In the Features section, the Journal showcases interviews with practitioners—that is, activist leaders—on the genesis and meaning of their protests. These leaders hail from Lebanon, Sudan, Xinjiang, Zimbabwe, and the Standing Rock Indian Reservation. This issue contains interviews with Rushan Abbas on the Uyghur plight, Mayada Hassanain on Sudan, Evan Mawarire on Zimbabwe, David Archambault II on Standing Rock and Indigenous rights, and Assaad Thebian on Lebanon.
An innovation for this issue is a space reserved for the showcase of the practice of protest and international affairs. The Journal features perspectives from Marco Rubio and Joshua Wong on a global contest between democracy and authoritarianism, and the role of an international coalition in the preservation of individual rights and freedom.
Winners of student essay contests offer yet another distinct vantage point on the subject. Rhe-Anne Tan, a dual BA student from Columbia College and Sciences Po, argues that there is a hazard, despite protest, for the Papuans against the project of the unitary Indonesian state; and Jasmine Ong, from the Lee Kuan Yew School of Public Policy, examines the details of the Hong Kong protesters’ communications to identify effective and ineffective approaches. Casey Buckley, from Columbia Business School and the School of International and Public Affairs, reveals in photographs the lament of a seemingly fruitless protest in the United States.

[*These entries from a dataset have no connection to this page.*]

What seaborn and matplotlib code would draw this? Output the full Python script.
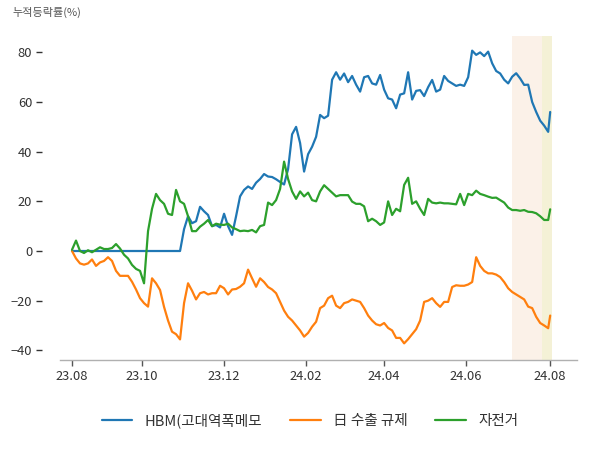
import numpy as np
import pandas as pd
import matplotlib
matplotlib.use("Agg")
import matplotlib.pyplot as plt
import seaborn as sns

# ---------------- data (cumulative return, %) ----------------
series_names = ["HBM(고대역폭메모", "日 수출 규제", "자전거"]
tick_labels = ["23.08", "23.10", "23.12", "24.02", "24.04", "24.06", "24.08"]
tick_days = [0, 35, 76, 117, 156, 197, 239]          # trading-day index of each tick
days = list(range(0, 240, 2)) + [239]                 # trading-day index of each sample

hbm = [
    0, 0, 0, 0, 0, 0, 0, 0, 0, 0,
    0, 0, 0, 0, 0, 0, 0, 0, 0, 0,
    0, 0, 0, 0, 0, 0, 0, 0, 8.8, 14,
    11.2, 12, 17.8, 16, 14.5, 10, 10.5, 9.5, 15, 10,
    6.5, 14, 22, 24.6, 26, 25, 27.5, 29, 31, 30,
    29.8, 28.9, 27.8, 26.8, 33, 47, 50, 43.5, 32, 39,
    42, 46, 54.8, 53.5, 54.5, 69, 72, 69, 71.5, 68,
    70.5, 67, 64.2, 70, 70.5, 67.5, 67, 70.9, 65, 61.5,
    61, 57.5, 63, 63.5, 72, 61, 64.5, 64.8, 62.4, 66,
    68.9, 64.2, 65, 70.5, 68.5, 67.5, 66.5, 67, 66.5, 70,
    80.7, 79, 80, 78.5, 80.3, 75.6, 72.5, 71.5, 69, 67.5,
    70.2, 71.6, 69.5, 66.9, 67, 60, 56, 52.5, 50.5, 48,
    56,
]
japan_export = [
    0, -3, -5, -5.5, -5, -3.4, -6, -4.6, -4, -2.5,
    -4, -8, -10, -10, -10, -12.4, -15.5, -19, -21, -22.4,
    -11, -13, -15.7, -22.5, -28, -32.5, -33.5, -35.6, -21, -13,
    -16, -19.5, -17, -16.5, -17.5, -17, -17, -14, -15, -17.5,
    -15.5, -15.3, -14.4, -13, -7.5, -11, -14.4, -11, -12.5, -14.5,
    -15.5, -17, -20.5, -24, -26.5, -28, -30, -32, -34.5, -33,
    -30.5, -28.5, -23, -22, -19, -18, -22, -23, -21, -20.5,
    -19.5, -20, -20.5, -23, -26, -28, -29.5, -30, -29, -31,
    -32, -35, -35, -37.2, -35.5, -33.5, -31.5, -28, -20.5, -20,
    -19, -21, -22.5, -20.5, -20.5, -14.5, -13.8, -14, -14, -13.5,
    -12.5, -2.5, -6, -8, -9, -9, -9.5, -10.5, -12.5, -15,
    -16.5, -17.5, -18.5, -19.5, -22.4, -23, -26.5, -29, -30, -31.1,
    -26,
]
bicycle = [
    0.5, 4.2, 0, -0.8, 0.3, -0.5, 0.5, 1.5, 0.8, 0.8,
    1.2, 2.8, 1, -1.5, -3, -5.6, -7.2, -8, -13, 8,
    17, 23, 20.5, 19, 15, 14.5, 24.6, 20, 19, 14,
    8, 8, 9.8, 11, 12.5, 10, 11, 10.6, 10.5, 11,
    9.5, 8.8, 8, 8.2, 8, 8.5, 7.5, 10, 10.5, 19.5,
    18.5, 20.5, 25, 36, 29, 24, 21, 24, 22, 23.5,
    20.5, 20, 24, 26.5, 25, 23.5, 22, 22.5, 22.5, 22.5,
    19.9, 19, 19, 18, 12, 13, 12, 10.5, 11.5, 20,
    14.5, 17, 16, 26.6, 29.5, 19, 20, 17, 14.5, 21,
    19.5, 19.2, 19.5, 19.2, 19.2, 19, 18.8, 23, 18.5, 23,
    22.5, 24.3, 23, 22.5, 21.9, 21.4, 21.5, 20.5, 19.5, 17.5,
    16.5, 16.5, 16.2, 16.5, 15.8, 15.7, 15.2, 14, 12.5, 12.5,
    16.8,
]
month_span = (220, 240)   # last month (shaded)
week_span = (235, 240)    # last week (shaded)

# ---------------- build frame ----------------
df = pd.concat([
    pd.DataFrame({"day": days, "value": vals, "series": name})
    for name, vals in zip(series_names, [hbm, japan_export, bicycle])
], ignore_index=True)

sns.set_theme(style="white")
plt.rcParams["font.family"] = ["Noto Sans CJK KR", "DejaVu Sans"]

fig = plt.figure(figsize=(6, 4.5), dpi=100)
ax = fig.add_axes([0.1, 0.2, 0.862, 0.72])

palette = ["#1f77b4", "#ff7f0e", "#2ca02c"]
ax.axvspan(*month_span, color="#fbf1e8", lw=0, zorder=0)
ax.axvspan(*week_span, color="#f4f1d6", lw=0, zorder=0)

sns.lineplot(data=df, x="day", y="value", hue="series", palette=palette,
             hue_order=series_names, linewidth=1.6, ax=ax, legend=False)

ax.set_xlim(-6, 252.5)
ax.set_ylim(-43.9, 86.6)
ax.set_xticks(tick_days)
ax.set_xticklabels(tick_labels)
ax.set_yticks([-40, -20, 0, 20, 40, 60, 80])
ax.set_xlabel("")
ax.set_ylabel("")

for s in ["top", "right"]:
    ax.spines[s].set_visible(False)
ax.spines["left"].set_position(("outward", 13))
ax.spines["left"].set_visible(False)
ax.spines["bottom"].set_color("#b0b0b0")
ax.spines["bottom"].set_linewidth(1.0)

ax.tick_params(axis="x", bottom=True, length=4, width=1, color="#555555",
               labelsize=9.3, labelcolor="#333333", pad=3)
ax.tick_params(axis="y", left=True, length=4, width=1, color="#333333",
               labelsize=9.3, labelcolor="#333333", pad=3)

fig.text(0.02, 0.972, "누적등락률(%)", fontsize=8, color="#555555",
         ha="left", va="center")

handles = [plt.Line2D([], [], color=c, lw=1.6) for c in palette]
fig.legend(handles, series_names, loc="center", bbox_to_anchor=(0.517, 0.066),
           ncol=3, frameon=False, fontsize=10.5, handlelength=2.1,
           handletextpad=0.85, columnspacing=1.9, labelcolor="#333333")

fig.savefig("out.png", dpi=100)
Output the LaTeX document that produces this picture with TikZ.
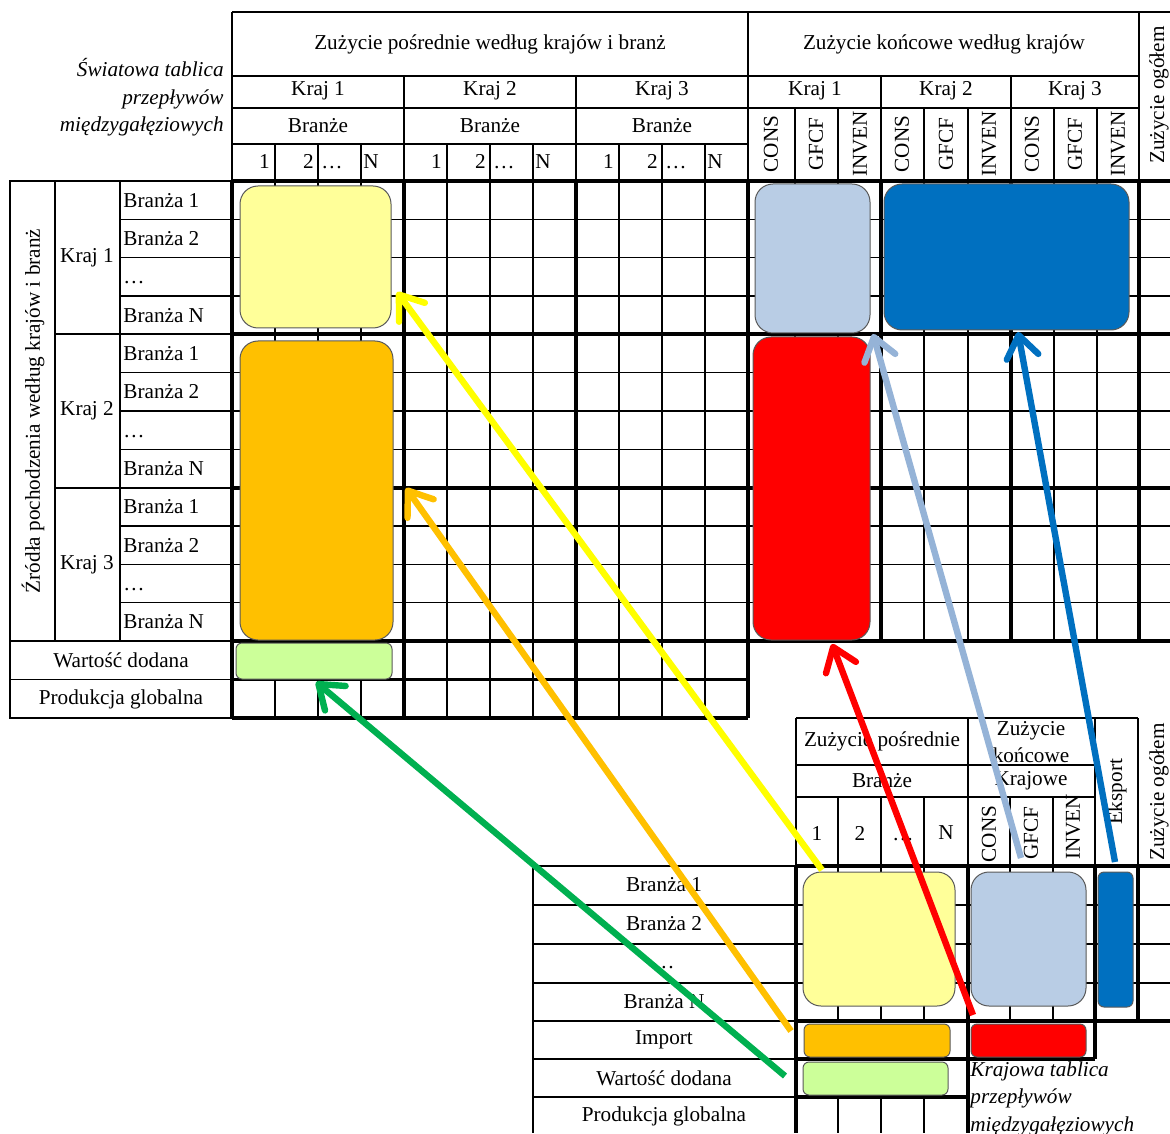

We regret the perspectives left undiscussed in this issue. As this issue goes to print, Belarus is raging, and pro-feminist protests have emerged in Namibia and Bangladesh. Recent demonstrations in India and Russia, as well as perspectives on climate justice and labor rights movements, deserve the reader’s independent examination.
We are fortunate that this issue will be alive after publication, with the discussions reflected in these pages stimulating and catalyzing bodies of knowledge. The Journal’s online edition will complement this issue, in light of both the pandemic and the pace of developments in the realm of protests and social movements. Essays, Arguments, and correspondence on this topic are welcome and encouraged.